The picture above shows the remains of the Edgar Chapel at the eastern end of Glastonbury Abbey, excavated around 1910. In charge of the excavations was a professional architect (and amateur archaeologist) named Frederick Bligh Bond. Prior to the excavations, only the existence and general location of the Edgar Chapel were known... nothing about its shape, dimensions or exact position. Yet Bond seemed to know precisely where to dig -- a fact which baffled his colleagues, who couldn't follow his methods at all.

In 1918, while the archaeological work was still continuing, Bond finally revealed his secret in a book called The Gate of Remembrance.
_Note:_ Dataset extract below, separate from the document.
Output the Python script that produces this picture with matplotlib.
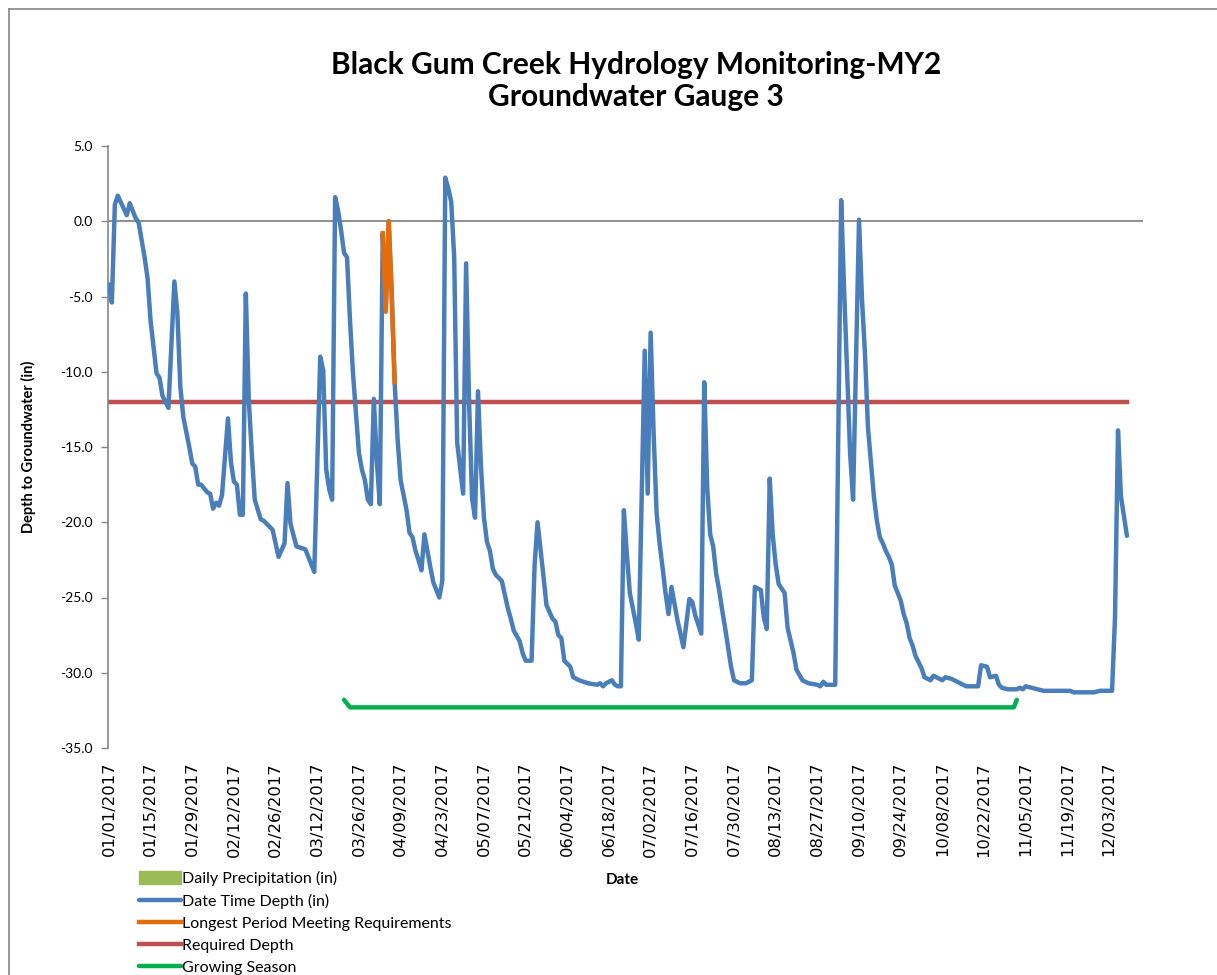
import numpy as np
import matplotlib
matplotlib.use("Agg")
import matplotlib.pyplot as plt
import matplotlib.patches as mpatches
from matplotlib.lines import Line2D
from datetime import datetime, timedelta

# ---------------- data ----------------
start_date = "2017-01-01"

depth_days = [0, 1, 2, 3, 6, 7, 9, 10, 12, 13, 14, 16, 17, 18, 20, 22, 23, 24, 25, 27,
              28, 29, 30, 31, 33, 34, 35, 36, 37, 38, 40, 41, 42, 43, 44, 45, 46, 47, 48, 49,
              51, 52, 54, 55, 57, 59, 60, 61, 63, 66, 67, 69, 71, 72, 73, 74, 75, 76, 77, 78,
              79, 80, 81, 82, 84, 85, 86, 87, 88, 89, 90, 91, 92, 93, 94, 95, 96, 97, 98, 100,
              101, 102, 103, 104, 105, 106, 108, 109, 111, 112, 113, 114, 115, 116, 117, 119, 120, 121, 122, 123,
              124, 125, 126, 127, 128, 129, 130, 132, 134, 135, 136, 138, 139, 140, 142, 143, 144, 146, 147, 149,
              150, 151, 152, 153, 155, 156, 158, 161, 164, 165, 166, 167, 169, 170, 171, 172, 173, 174, 175, 177,
              178, 180, 181, 182, 183, 184, 185, 186, 187, 188, 189, 190, 191, 192, 193, 195, 196, 197, 198, 199,
              200, 201, 202, 203, 204, 205, 206, 207, 208, 209, 210, 212, 214, 216, 217, 219, 220, 221, 222, 223,
              224, 225, 227, 228, 230, 231, 233, 235, 238, 239, 240, 241, 244, 246, 247, 249, 250, 252, 253, 254,
              255, 257, 258, 259, 260, 261, 262, 263, 264, 265, 266, 267, 268, 269, 270, 271, 273, 274, 276, 277,
              278, 280, 281, 283, 285, 286, 288, 292, 293, 295, 296, 298, 299, 300, 302, 305, 306, 307, 308, 310,
              312, 314, 323, 324, 331, 333, 337, 338, 339, 340, 341, 342]
depth_vals = [-4.2, -5.4, 1.1, 1.7, 0.4, 1.2, 0.2, -0.1, -2.4, -3.8, -6.6, -10.1, -10.4, -11.6, -12.4, -4.0, -6.1, -11.0, -13.0, -15.0,
              -16.1, -16.3, -17.5, -17.5, -18.0, -18.1, -19.1, -18.7, -18.9, -18.2, -13.1, -16.0, -17.3, -17.5, -19.5, -19.5, -4.8, -11.9, -15.4, -18.5,
              -19.8, -19.9, -20.3, -20.5, -22.3, -21.4, -17.4, -20.1, -21.6, -21.8, -22.3, -23.3, -9.0, -9.9, -16.5, -17.8, -18.5, 1.6, 0.7, -0.6,
              -2.1, -2.4, -6.6, -10.1, -15.4, -16.5, -17.2, -18.5, -18.8, -11.8, -15.9, -18.8, -0.8, -6.0, 0.0, -4.8, -10.7, -14.5, -17.2, -19.2,
              -20.7, -21.0, -21.9, -22.5, -23.2, -20.8, -23.0, -24.0, -25.0, -23.9, 2.9, 2.2, 1.3, -2.4, -14.7, -18.1, -2.8, -12.0, -18.4, -19.7,
              -11.3, -16.3, -19.7, -21.3, -21.9, -23.1, -23.5, -23.9, -25.7, -26.4, -27.2, -27.9, -28.7, -29.2, -29.2, -22.9, -20.0, -23.6, -25.5, -26.4,
              -26.6, -27.5, -27.7, -29.2, -29.6, -30.3, -30.5, -30.7, -30.8, -30.7, -30.9, -30.7, -30.5, -30.8, -30.9, -30.9, -19.2, -22.1, -24.7, -26.7,
              -27.8, -8.6, -18.1, -7.4, -14.1, -19.4, -21.4, -23.0, -24.7, -26.1, -24.3, -25.4, -26.5, -27.4, -28.3, -25.1, -25.3, -26.2, -26.8, -27.4,
              -10.7, -17.7, -20.8, -21.6, -23.4, -24.5, -25.8, -27.0, -28.3, -29.6, -30.5, -30.7, -30.7, -30.5, -24.3, -24.5, -26.3, -27.1, -17.1, -20.8,
              -22.8, -24.1, -24.7, -27.0, -28.7, -29.8, -30.5, -30.7, -30.8, -30.9, -30.6, -30.8, -30.8, 1.4, -4.6, -15.4, -18.5, 0.1, -5.2, -8.8,
              -13.7, -18.3, -19.9, -21.0, -21.4, -21.9, -22.3, -22.8, -24.2, -24.7, -25.2, -26.1, -26.7, -27.7, -28.2, -28.9, -29.7, -30.3, -30.5, -30.2,
              -30.3, -30.5, -30.3, -30.4, -30.6, -30.7, -30.9, -30.9, -29.5, -29.6, -30.3, -30.2, -30.8, -31.0, -31.1, -31.1, -31.0, -31.1, -30.9, -31.0,
              -31.1, -31.2, -31.2, -31.3, -31.3, -31.2, -31.2, -26.3, -13.9, -18.3, -19.6, -20.9]

longest_days = [92, 93, 94, 95, 96]
longest_vals = [-0.8, -6.0, 0.0, -4.8, -10.7]

required_days = [0, 342]
required_vals = [-12.0, -12.0]

growing_days = [79, 81, 304, 305]
growing_vals = [-31.8, -32.3, -32.3, -31.8]

precip_days = []
precip_vals = []

y_ticks = [5, 0, -5, -10, -15, -20, -25, -30, -35]
tick_step_days = 14
last_tick_day = 336

title_text = "Black Gum Creek Hydrology Monitoring-MY2\nGroundwater Gauge 3"

# ---------------- helpers ----------------
base = datetime.strptime(start_date, "%Y-%m-%d")
def to_dates(days):
    return [base + timedelta(days=d) for d in days]

# ---------------- figure ----------------
W, H = 1217, 975
fig = plt.figure(figsize=(W / 100, H / 100), dpi=100)
ax = fig.add_axes([108 / W, 1 - 748 / H, (1143 - 108) / W, (748 - 146) / H])

blue = "#4A7EBB"
orange = "#E46C0A"
red = "#C0504D"
green = "#00B050"
pgreen = "#9BBB59"
lw = 3.2

ax.bar(to_dates(precip_days), precip_vals, color=pgreen)
ax.axhline(0, color="#868686", lw=1.3, zorder=1)
ax.plot(to_dates(depth_days), depth_vals, color=blue, lw=lw, solid_joinstyle="round",
        solid_capstyle="round", label="Date Time Depth (in)", zorder=3)
ax.plot(to_dates(longest_days), longest_vals, color=orange, lw=lw, solid_joinstyle="round",
        label="Longest Period Meeting Requirements", zorder=4)
ax.plot(to_dates(required_days), required_vals, color=red, lw=lw,
        label="Required Depth", zorder=2)
ax.plot(to_dates(growing_days), growing_vals, color=green, lw=lw, solid_joinstyle="round",
        solid_capstyle="round", label="Growing Season", zorder=2)

ax.set_xlim(base - timedelta(days=0.3), base + timedelta(days=347.4))
ax.set_ylim(-35, 5)

tick_dates = to_dates(list(range(0, last_tick_day + 1, tick_step_days)))
ax.set_xticks(tick_dates)
ax.set_xticklabels([d.strftime("%m/%d/%Y") for d in tick_dates], rotation=90,
                   fontsize=11.8, family="DejaVu Sans", color="#000000")
ax.tick_params(axis="x", length=0, pad=10)

ax.set_yticks(y_ticks)
ax.set_yticklabels([f"{v:.1f}" for v in y_ticks], fontsize=10, family="Lato")
ax.tick_params(axis="y", length=5, width=1, color="#868686", pad=6)

for s in ["top", "right", "bottom"]:
    ax.spines[s].set_visible(False)
ax.spines["left"].set_color("#868686")
ax.spines["left"].set_linewidth(1.2)

fig.text(636 / W, 1 - 81 / H, title_text, ha="center", va="center", fontsize=21.5,
         fontweight="bold", family="Lato", linespacing=1.2)
fig.text(28 / W, 1 - 447 / H, "Depth to Groundwater (in)", rotation=90, ha="center",
         va="center", fontsize=10.5, fontweight="bold", family="Lato")
fig.text(622 / W, 1 - 880 / H, "Date", ha="center", va="center", fontsize=11,
         fontweight="bold", family="Lato")

handles, labels = ax.get_legend_handles_labels()
hmap = dict(zip(labels, handles))
precip_handle = mpatches.Patch(facecolor=pgreen, edgecolor=pgreen)
order = ["Daily Precipitation (in)", "Date Time Depth (in)", "Longest Period Meeting Requirements",
         "Required Depth", "Growing Season"]
hlist = [precip_handle] + [hmap[o] for o in order[1:]]
leg = fig.legend(hlist, order, loc="upper left",
                 bbox_to_anchor=(139 / W, 1 - 871 / H), frameon=False,
                 prop={"family": "Lato", "size": 11.5}, handlelength=2.6, handletextpad=0.1,
                 labelspacing=0.47, borderpad=0, borderaxespad=0, handleheight=0.8)

# chart border (top & left)
fig.add_artist(Line2D([9 / W, 1], [1 - 9 / H, 1 - 9 / H], color="#868686", lw=1.2))
fig.add_artist(Line2D([9 / W, 9 / W], [0, 1 - 9 / H], color="#868686", lw=1.2))

fig.savefig("out.png", dpi=100)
It turned out that he had used a spiritualist medium, who had obtained information about the Abbey from long-dead monks using a technique known as automatic writing. The book records no less than sixteen specific pieces of information, which were not known at the time from any other source, but which were proved correct by excavations.

Spiritualism was far more popular a hundred years ago than it is today, but even in those days it was frowned on both by the Church (who thought it was the work of the Devil) and by academics (who thought it was the work of charlatans). So given that Bond was employed by the Church, and all his colleagues were academics, his fate was pretty certain! Not only did he lose his job, but he was ostracized by the authorities and his role in the excavations was airbrushed out of the official history.

Although skeptics love to dismiss all "communications from the dead" as deliberate and conscious fabrications, it's difficult to see how this can be true in Bond's case. Even if he was so naïve as to think he could publish The Gate of Remembrance and keep his job, as soon as he saw that things were going against him it would have been easy to say "but it was only meant as a joke" or "I was conducting a social experiment on the gullibility of the masses" or something. But he didn't -- he stuck to his story even when it was so disastrously career-limiting.

In the cosy world of the Excluded Middle (where most skeptics and believers live), if The Gate of Remembrance isn't a deliberate hoax, then it must be evidence for survival after death. But Forteans don't have an Excluded Middle, and I'm sure there are alternative explanations that are more credible than either of the knee-jerk extremes. I'm struck particularly by the similarity between the "messages" recorded in The Gate of Remembrance and the sort of things people come up with under Past-Life Regression Hypnosis. That makes me think that both these phenomena have a common cause, which is probably nothing to do with dead people (whether surviving as spirits or reincarnated)... but just something that gets translated into those terms by the unconscious.